Book Series Museums at the Crossroads, vol. 27

Facts and Feelings

Retracing Emotions of Artists, 1600-1800

Hannelore Magnus, Katlijne Van der Stighelen (eds)

  • Pages: 228 p.
  • Size:210 x 297 mm
  • Illustrations:75 b/w, 4 tables b/w.
  • Language(s):English
  • Publication Year:2015

  • € 100,00 EXCL. VAT RETAIL PRICE
  • ISBN: 978-2-503-55486-0
  • Paperback
  • Available


This interdisciplinary volume is a unique combination of the history of early modern emotions and art history, bringing together case studies which provide us with new insights on early modern artists and their emotional lives, often based on archival and literary sources.

Review(s)

“This volume provides a rich and thought-provoking inquiry into how the established practice of the case study can continue to maintain its value in the age of “big data.” (Stephanie S. Dickey, in College Art Association Reviews, 44, 2017)

BIO

Hannelore Magnus is a full-time PhD. fellow of the Research Foundation-Flanders (FWO) at the same Research Unit of KU Leuven. She prepares a doctoral dissertation on fashion, dance and courting in the oeuvre of the Antwerp genre painter Hiëronymus Janssens (1624-1693).

Katlijne Van der Stighelen is full professor Early Modern Art History at KU Leuven. Her main research and publication topics are 17th-century Flemish art in general and portraiture in particular as well as woman artists. She is currently investigating aspects of technological imaging in collaboration with the University of Antwerp (Department of Chemistry) and is preparing a monograph on Michaelina Woutiers, an artist from Mons who lived in Brussels in the second half of the 17th century.

Summary

The history of emotions has gained more and more scholarly attention, evidenced by an ‘affective turn’ or ‘emotional turn’ in historical research. Many publications have appeared, and internationally oriented research centres and conferences have been set up and organized.
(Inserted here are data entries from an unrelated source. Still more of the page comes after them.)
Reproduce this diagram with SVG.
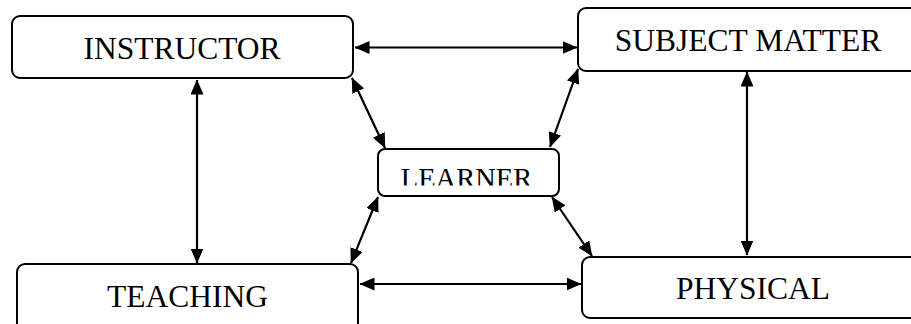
<svg xmlns="http://www.w3.org/2000/svg" width="911" height="324" viewBox="0 0 911 324">
<style>
.box{fill:#fff;stroke:#000;stroke-width:2}
.lbl{font-family:"Liberation Serif","Times New Roman",serif;font-size:31.5px;fill:#000;text-anchor:middle}
.con{stroke:#000;stroke-width:2.2;fill:none;marker-start:url(#ah);marker-end:url(#ah)}
</style>
<defs>
<marker id="ah" viewBox="0 0 15 13" refX="14.5" refY="6.5" markerWidth="15" markerHeight="13" markerUnits="userSpaceOnUse" orient="auto-start-reverse">
<path d="M0,0 L15,6.5 L0,13 z" fill="#000"/>
</marker>
<clipPath id="lclip"><rect x="378" y="149" width="181" height="36.5"/></clipPath>
</defs>
<rect width="911" height="324" fill="#fff"/>
<g id="connectors">
<line class="con" x1="355" y1="47.5" x2="577" y2="47.5"/>
<line class="con" x1="197" y1="80" x2="197" y2="263"/>
<line class="con" x1="747" y1="72" x2="747" y2="255"/>
<line class="con" x1="360" y1="284" x2="581" y2="284"/>
<line class="con" x1="352" y1="78" x2="385" y2="148"/>
<line class="con" x1="578" y1="69" x2="550" y2="147"/>
<line class="con" x1="378" y1="197" x2="351" y2="263"/>
<line class="con" x1="552" y1="197" x2="592" y2="256"/>
</g>
<g id="instructor">
<rect class="box" x="12" y="16" width="341" height="62" rx="8"/>
<text class="lbl" x="182" y="59">INSTRUCTOR</text>
</g>
<g id="subject-matter">
<rect class="box" x="578" y="8" width="345" height="63" rx="8"/>
<text class="lbl" x="748" y="51">SUBJECT MATTER</text>
</g>
<g id="learner">
<rect class="box" x="378" y="149" width="181" height="47" rx="7"/>
<text class="lbl" x="466.5" y="187.5" style="font-size:28.5px" clip-path="url(#lclip)">LEARNER</text>
</g>
<g id="teaching">
<rect class="box" x="17" y="264" width="341" height="70" rx="8"/>
<text class="lbl" x="187.5" y="307">TEACHING</text>
</g>
<g id="physical">
<rect class="box" x="582" y="257" width="345" height="61" rx="8"/>
<text class="lbl" x="753" y="299">PHYSICAL</text>
</g>
</svg>
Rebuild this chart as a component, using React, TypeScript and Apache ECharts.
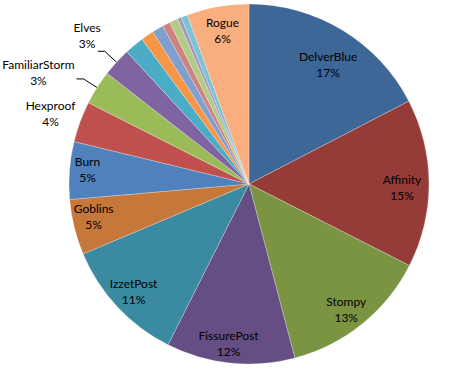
import React, { useEffect, useRef } from "react";
import * as echarts from "echarts";

const names = [
  "DelverBlue", "Affinity", "Stompy", "FissurePost", "IzzetPost", "Goblins",
  "Burn", "Hexproof", "FamiliarStorm", "Elves", "Other 1", "Other 2",
  "Other 3", "Other 4", "Other 5", "Other 6", "Other 7", "Rogue",
];
const values = [
  17.5, 15.2, 13.5, 11.6, 11.3, 5.0,
  5.2, 3.7, 3.1, 2.6, 1.75, 1.17,
  1.03, 0.69, 0.78, 0.33, 0.6, 5.6,
];
const colors = [
  "#3D6797", "#953C39", "#7A9442", "#654E83", "#3A8BA1", "#C6773A",
  "#4F81BD", "#C0504D", "#9BBB59", "#8064A2", "#4BACC6", "#F79646",
  "#7F9FCF", "#CF8381", "#B3CB88", "#A395BD", "#7DC3D6", "#F9AE7F",
];
// label placement kind per slice: "in" inside, "out" outside, "" none
const labelKinds = [
  "in", "in", "in", "in", "in", "in",
  "in", "out", "out", "out", "", "",
  "", "", "", "", "", "in",
];

const FONT = "Lato";

export default function App() {
  const ref = useRef<HTMLDivElement>(null);
  useEffect(() => {
    document.body.style.margin = "0";
    if (!ref.current) return;
    const chart = echarts.init(ref.current, undefined, { renderer: "svg" });
    const total = values.reduce((a, b) => a + b, 0);
    const pct = (v: number) => Math.round((v / total) * 100) + "%";

    const mainData = names.map((n, i) => ({
      name: n,
      value: values[i],
      itemStyle: { color: colors[i] },
    }));

    const labelData = names.map((n, i) => {
      const kind = labelKinds[i];
      const base: any = { name: n, value: values[i] };
      if (kind === "in") {
        base.label = { show: true, position: "inside" };
        base.labelLine = { show: false };
      } else if (kind === "out") {
        const hasLine = n !== "Hexproof";
        base.label = { show: true, position: "outside", distanceToLabelLine: 2 };
        base.labelLine = {
          show: hasLine,
          length: hasLine ? 16 : 4,
          length2: hasLine ? 7 : 2,
          lineStyle: { color: "#000", width: 1 },
        };
      } else {
        base.label = { show: false };
        base.labelLine = { show: false };
      }
      return base;
    });

    // small nudges for label text placement (dx, dy)
    const nudges: Record<string, [number, number]> = {
      DelverBlue: [-3, 16],
      Affinity: [-5, 4],
      Stompy: [-2, 3],
      FissurePost: [-4, 2],
      Goblins: [-2, -5],
      Burn: [-4, -3],
      Hexproof: [3, -7],
      FamiliarStorm: [0, -6],
      Elves: [5, -16],
      Rogue: [1, 2],
    };

    chart.setOption({
      animation: false,
      series: [
        {
          type: "pie",
          center: [249, 184],
          radius: 180,
          startAngle: 90,
          clockwise: true,
          silent: true,
          label: { show: false },
          labelLine: { show: false },
          itemStyle: { borderColor: "rgba(255,255,255,0.5)", borderWidth: 0.5 },
          data: mainData,
        },
        {
          type: "pie",
          center: [249, 184],
          radius: [130, 180],
          startAngle: 90,
          clockwise: true,
          silent: true,
          avoidLabelOverlap: false,
          minShowLabelAngle: 0,
          itemStyle: { color: "transparent" },
          labelLayout: (p: any) => {
            const o: any = { hideOverlap: false };
            const nd = nudges[names[p.dataIndex]];
            if (nd) {
              o.dx = nd[0];
              o.dy = nd[1];
            }
            return o;
          },
          label: {
            formatter: (p: any) => `{n|${p.name}}\n{n|${pct(p.value)}}`,
            rich: {
              n: {
                fontFamily: FONT,
                fontSize: 12,
                color: "#000",
                align: "center",
                lineHeight: 16,
              },
            },
          },
          data: labelData,
        },
      ],
    });
    return () => chart.dispose();
  }, []);
  return <div ref={ref} style={{ width: 475, height: 372 }} />;
}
This volume brings the importance of a clear understanding of historical feelings into the research area of art historians. Even though the depiction of emotions is an important discipline in its own right, in this volume the concept of the artist and his or her own personal feelings, often in connection with the creation of a work of art, is prioritised. Although it is argued that a painter had to be able to feel emotions in order to depict them correctly, the articles brought together in this volume focus primarily on the traces of artist’s emotions (“feelings”) that can be derived from archival documents, secondary sources, and paintings (“facts”). Each author has tried in his or her own way to elucidate both the written and visual expressions of an artist’s (personal) emotions.